Managua ist, gerade auch der leuchtenden Plastikbäumchen wegen, bei Sergio Ramírez ein Ort des Bösen.
Repressionen in Nicaragua

Wenn ein Krimi zur Realität wird

Der Roman „Um mich weint niemand mehr“ des nicaraguanischen Schriftstellers Sergio Ramírez erschien im Oktober 2017. Jede und jeder erkannte im nicht näher vorgestellten Oligarchen die Figur des Präsidenten Ortega. Nun liegt ein Haftbefehl gegen den Autor vor.
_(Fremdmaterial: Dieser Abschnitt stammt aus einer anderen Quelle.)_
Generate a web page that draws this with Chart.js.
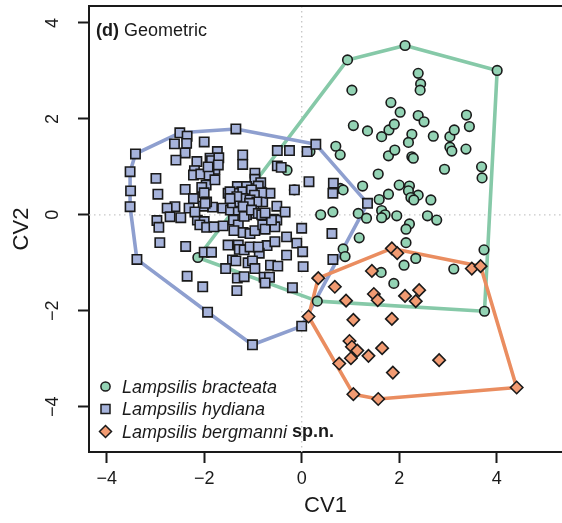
<!DOCTYPE html>
<html><head><meta charset="utf-8">
<script src="https://cdn.jsdelivr.net/npm/chart.js@4.4.1/dist/chart.umd.min.js"></script>
<style>html,body{margin:0;padding:0;background:#fff;}canvas{display:block}</style>
</head><body>
<canvas id="c" width="562" height="523"></canvas>
<script>
const xTicks = [-4, -2, 0, 2, 4];
const yTicks = [-4, -2, 0, 2, 4];
const seriesNames = ["Lampsilis bracteata", "Lampsilis hydiana", "Lampsilis bergmanni"];

const bracteataX = [0.94,2.12,4.01,1.03,2.39,2.44,2.43,1.83,2.02,1.06,1.35,1.64,1.79,1.90,2.39,2.51,2.26,2.19,2.70,3.04,3.13,3.38,3.44,3.04,3.08,3.37,0.70,0.79,1.78,1.91,2.26,2.29,0.17,3.69,3.70,2.93,1.57,1.25,0.79,0.85,1.78,1.59,2.00,2.21,2.19,2.39,2.24,2.30,2.65,1.64,1.71,1.64,1.16,1.33,1.95,2.58,2.77,2.21,2.14,0.64,1.18,2.14,0.85,0.89,3.74,2.34,2.10,3.12,1.63,1.89,0.32,3.75,-0.30,-0.15,0.39,-2.13];
const bracteataY = [3.23,3.53,3.01,2.60,2.95,2.73,2.60,2.34,2.14,1.86,1.75,1.63,1.77,1.89,2.07,1.94,1.68,1.51,1.64,1.63,1.77,2.08,1.84,1.41,1.33,1.37,1.43,1.25,1.23,1.35,1.21,1.18,1.32,1.00,0.77,0.95,0.85,0.60,0.55,0.52,0.43,0.32,0.62,0.60,0.50,0.41,0.36,0.31,0.31,0.09,0.00,-0.06,0.03,-0.07,-0.02,-0.02,-0.11,-0.19,-0.30,0.06,-0.48,-0.58,-0.71,-0.87,-0.73,-0.91,-1.05,-1.13,-1.20,-1.43,-1.80,-2.01,0.93,0.52,0.00,-0.89];

const hydianaX = [-3.41,-2.50,-2.35,-2.61,-2.36,-2.00,-2.39,-2.58,-1.73,-1.88,-1.85,-1.70,-2.15,-1.78,-2.20,-2.22,-2.07,-1.90,-3.52,-2.99,-2.95,-3.51,-3.52,-2.39,-1.96,-2.05,-2.00,-2.22,-2.31,-2.60,-2.76,-2.70,-2.48,-2.97,-2.93,-2.14,-2.00,-1.83,-1.62,-1.51,
 -3.38,-2.91,-2.38,-2.35,-2.03,-1.93,-1.01,0.00,-2.00,-1.85,-2.09,-1.95,-1.80,-2.02,-1.46,-1.30,-1.14,-0.98,-0.80,-1.42,-1.27,-1.13,-0.94,-1.40,-1.30,-1.39,-1.20,-1.06,-0.96,-0.80,-0.75,-0.58,-0.51,-0.55,-0.51,-0.34,0.00,-1.51,-1.30,-1.28,-1.18,-0.71,-0.87,-1.42,-1.35,-1.10,-1.01,-1.56,-0.96,-1.32,-1.18,-0.77,-0.66,-0.75,-0.64,-0.49,-0.31,-0.10,0.02,0.03,-0.19,-1.33,
 -1.21,-1.21,-0.50,-0.25,0.11,0.29,-0.50,-0.42,-0.96,-0.96,-0.84,-0.65,0.15,-0.15,-1.32,-1.13,-1.23,-1.40,-1.47,-0.89,-0.82,-1.03,-0.97,-1.20,-1.06,-1.18,-1.95,-1.78,-1.92,-1.71,
 -1.33,-1.47,-0.92,-1.07,-1.20,-1.03,-2.19,-1.98,-1.61,-0.62,-0.89,-0.82,-0.75,-1.06,-0.89,-0.55,-0.31,-1.35,1.35,0.65,0.64,0.62,0.64];
const hydianaY = [1.27,1.71,1.64,1.48,1.49,1.52,1.29,1.14,1.32,1.18,1.13,1.19,1.11,0.95,0.92,0.83,0.85,0.83,0.90,0.76,0.43,0.50,0.17,0.53,0.62,0.57,0.46,0.34,0.14,0.17,0.14,-0.04,-0.06,-0.12,-0.26,-0.11,-0.14,0.16,0.14,0.45,
 -0.93,-0.58,-0.66,-1.28,-1.50,-2.03,-2.71,-2.32,-0.78,-0.78,-0.21,-0.26,-0.25,0.18,0.10,0.10,0.16,0.20,0.27,0.25,0.27,0.00,0.03,-0.11,-0.21,-0.33,-0.37,-0.39,-0.33,-0.21,-0.30,-0.09,-0.11,-0.25,0.18,0.06,-0.28,-0.63,-0.63,-0.72,-0.73,-0.64,-0.80,-0.94,-0.96,-1.00,-0.96,-1.12,-1.12,-1.32,-1.29,-1.30,-1.30,-1.42,-1.05,-1.07,-0.84,-0.59,-0.77,-1.08,-1.52,-1.58,
 1.25,1.05,1.34,1.34,1.32,1.47,1.02,0.99,0.87,0.74,0.67,0.45,0.69,0.52,0.59,0.59,0.48,0.45,0.48,0.60,0.46,0.52,0.41,0.34,0.31,-0.03,0.27,0.73,1.00,1.04,
 0.38,0.34,0.27,0.24,0.17,0.10,0.06,0.24,-0.23,-0.11,0.03,0.00,0.04,-0.67,-0.67,-0.56,-0.46,1.79,0.24,0.66,0.45,-0.39,-0.93];

const bergmanniX = [1.85,1.96,3.49,3.67,0.34,0.14,1.44,0.68,1.48,1.56,0.91,2.12,2.41,2.34,1.06,1.85,0.98,1.03,1.14,1.01,1.37,1.65,0.77,2.82,1.87,1.06,1.57,4.41];
const bergmanniY = [-0.70,-0.80,-1.12,-1.07,-1.32,-2.12,-1.17,-1.50,-1.65,-1.78,-1.79,-1.69,-1.57,-1.80,-2.19,-2.17,-2.63,-2.75,-2.83,-2.99,-2.94,-2.78,-3.10,-3.03,-3.29,-3.74,-3.84,-3.60];

const colGreen = {fill:'#93d3b4', line:'#86c9a8'};
const colBlue  = {fill:'#a6b3db', line:'#8e9fcf'};
const colOrange= {fill:'#f29b72', line:'#ea8d60'};
const ink = '#1a1a1a';

function pts(xs, ys){ return xs.map((x,i)=>({x:x, y:ys[i]})); }
function hull(p){
  const s = p.slice().sort((a,b)=>a.x-b.x || a.y-b.y);
  const cr=(o,a,b)=>(a.x-o.x)*(b.y-o.y)-(a.y-o.y)*(b.x-o.x);
  const lo=[],up=[];
  for(const q of s){ while(lo.length>=2 && cr(lo[lo.length-2],lo[lo.length-1],q)<=0) lo.pop(); lo.push(q); }
  for(let i=s.length-1;i>=0;i--){ const q=s[i]; while(up.length>=2 && cr(up[up.length-2],up[up.length-1],q)<=0) up.pop(); up.push(q); }
  up.pop(); lo.pop();
  const h = lo.concat(up); h.push(h[0]); return h;
}
const pB = pts(bracteataX, bracteataY), pH = pts(hydianaX, hydianaY), pG = pts(bergmanniX, bergmanniY);

function hullDS(p, c, ord){ return {type:'line', data:hull(p), borderColor:c.line, borderWidth:3.6, pointRadius:0, fill:false, tension:0, order:ord, borderJoinStyle:'round'}; }
function ptDS(p, c, style, r, ord){ return {type:'scatter', data:p, pointStyle:style, pointRadius:r, pointHoverRadius:r, backgroundColor:c.fill, borderColor:ink, borderWidth:1.6, order:ord}; }

const framePlugin = {
  id:'frame',
  beforeDatasetsDraw(chart){
    const {ctx, chartArea:a, scales:{x,y}} = chart;
    ctx.save();
    ctx.strokeStyle='#c8c8c8'; ctx.lineWidth=1.4; ctx.setLineDash([1.5,3.5]);
    const x0=x.getPixelForValue(0), y0=y.getPixelForValue(0);
    ctx.beginPath(); ctx.moveTo(x0,a.top); ctx.lineTo(x0,a.bottom); ctx.stroke();
    ctx.beginPath(); ctx.moveTo(a.left,y0); ctx.lineTo(a.right,y0); ctx.stroke();
    ctx.restore();
  },
  afterDraw(chart){
    const {ctx, chartArea:a} = chart;
    ctx.save();
    ctx.strokeStyle=ink; ctx.lineWidth=2; ctx.setLineDash([]);
    ctx.beginPath(); ctx.moveTo(a.left-1,a.top); ctx.lineTo(a.right+2,a.top); ctx.stroke();
    ctx.fillStyle=ink; ctx.textBaseline='alphabetic'; ctx.textAlign='left';
    ctx.font='bold 18px "Liberation Sans", Arial, sans-serif';
    ctx.fillText('(d)', 96, 36);
    const w = ctx.measureText('(d)').width;
    ctx.font='18px "Liberation Sans", Arial, sans-serif';
    ctx.fillText('Geometric', 96 + w + 5, 36);
    const rows=[386.5,409,431.5], mx=105.5, tx=122;
    const cols=[colGreen,colBlue,colOrange];
    rows.forEach((ry,i)=>{
      ctx.fillStyle=cols[i].fill; ctx.strokeStyle=ink; ctx.lineWidth=1.5;
      ctx.beginPath();
      if(i===0){ ctx.arc(mx,ry,4.6,0,Math.PI*2); }
      else if(i===1){ ctx.rect(mx-4.5,ry-4.5,9,9); }
      else { ctx.moveTo(mx,ry-6); ctx.lineTo(mx+6,ry); ctx.lineTo(mx,ry+6); ctx.lineTo(mx-6,ry); ctx.closePath(); }
      ctx.fill(); ctx.stroke();
      ctx.fillStyle=ink; ctx.textBaseline='middle';
      ctx.font='italic 18px "Liberation Sans", Arial, sans-serif';
      ctx.fillText(seriesNames[i], tx, ry+1);
      if(i===2){
        const ww = ctx.measureText(seriesNames[i]+' ').width;
        ctx.font='bold 18px "Liberation Sans", Arial, sans-serif';
        ctx.fillText('sp.n.', tx+ww, ry+1);
      }
    });
    ctx.restore();
  }
};

function noPad(s){ s.paddingTop=0; s.paddingBottom=0; s.paddingLeft=0; s.paddingRight=0; }
const font18 = {family:'"Liberation Sans", Arial, sans-serif', size:18};
new Chart(document.getElementById('c'), {
  data:{ datasets:[
    ptDS(pG, colOrange, 'rectRot', 6.2, 1),
    ptDS(pH, colBlue, 'rect', 6.6, 2),
    ptDS(pB, colGreen, 'circle', 4.8, 3),
    hullDS(pG, colOrange, 4),
    hullDS(pH, colBlue, 5),
    hullDS(pB, colGreen, 6)
  ]},
  options:{
    responsive:false, devicePixelRatio:1, animation:false,
    layout:{autoPadding:false, padding:{top:6,left:0,right:0,bottom:0}},
    plugins:{legend:{display:false}, tooltip:{enabled:false}},
    scales:{
      x:{type:'linear', position:'bottom', min:-4.363, max:5.34,
         afterBuildTicks(s){ s.ticks = xTicks.map(v=>({value:v})); },
         afterFit(s){ s.height = 71; noPad(s); },
         ticks:{color:ink, font:font18, padding:5, maxRotation:0, minRotation:0,
                callback:(v)=> (v<0?'\u2212':'')+Math.abs(v)},
         grid:{display:true, drawOnChartArea:false, drawTicks:true, tickLength:11, tickColor:ink, tickWidth:2},
         border:{display:true, color:ink, width:2},
         title:{display:true, text:'CV1', color:ink, font:{family:font18.family, size:22}, padding:{top:0,bottom:4}}
      },
      y:{type:'linear', position:'left', min:-4.945, max:4.354,
         afterBuildTicks(s){ s.ticks = yTicks.map(v=>({value:v})); },
         afterFit(s){ s.width = 89; noPad(s); },
         ticks:{color:ink, font:font18, padding:15, minRotation:90, maxRotation:90, crossAlign:'center',
                callback:(v)=> (v<0?'\u2212':'')+Math.abs(v)},
         grid:{display:true, drawOnChartArea:false, drawTicks:true, tickLength:11, tickColor:ink, tickWidth:2},
         border:{display:true, color:ink, width:2},
         title:{display:true, text:'CV2', color:ink, font:{family:font18.family, size:22}, padding:{top:9,bottom:0}}
      }
    }
  },
  plugins:[framePlugin]
});
</script>
</body></html>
Nicaragua-Freunde wissen, dass Sergio Ramírez, seinerzeit Vizepräsident der nicaraguanischen Revolution, vor allem Schriftsteller war und ist. Als im Wahljahr 1990 alles in Scherben fiel und die Comandantes, nach schamloser Aneignung des nationalen Reichtums, in die Opposition eintauchten, kehrte Sergio Ramírez, mit Unterbrechungen, zu seinem Schreibtisch zurück. Heute gehört er zu Lateinamerikas stärksten Romanautoren. – daher griffen wir gern nach seinem neuesten Werk: „Ya nadie llora para mí“ („Um mich weint niemand mehr“, Edition 8, Zürich).

Einem unbedarften Leser mag diese etwas burschikose Geschichte, von vergnüglich ordinären Einflüsterungen eines Freundes aus dem Jenseits eingefasst, merkwürdig erscheinen. Ja, ein Kritiker könnte sogar einwerfen, hier handle es sich um die Paraphrase eines Raymond-Chandler-Krimis: Der stinkreiche, sportlich fitte Oligarch des Landes beauftragt den beinamputierten Dolores Morales, einen nach revolutionärer Vergangenheit verarmten Privatdetektiv, mit der Suche nach der verschwundenen Adoptivtochter aus dem wie ein Bunker abgeschirmten Präsidentensitz. Das ruft den misstrauischen Geheimdienst-Chef Tongolele auf den Plan, von dem alle wissen, dass er Verdächtige rasch zum Gestehen bringt, indem er ihnen „die Scheiße aus dem Körper prügeln lässt“. Im Laufe der doppelt eingefädelten Recherche stellt sich heraus, dass der Oligarch seine minderjährige Adoptivtochter als Sexsklavin hält.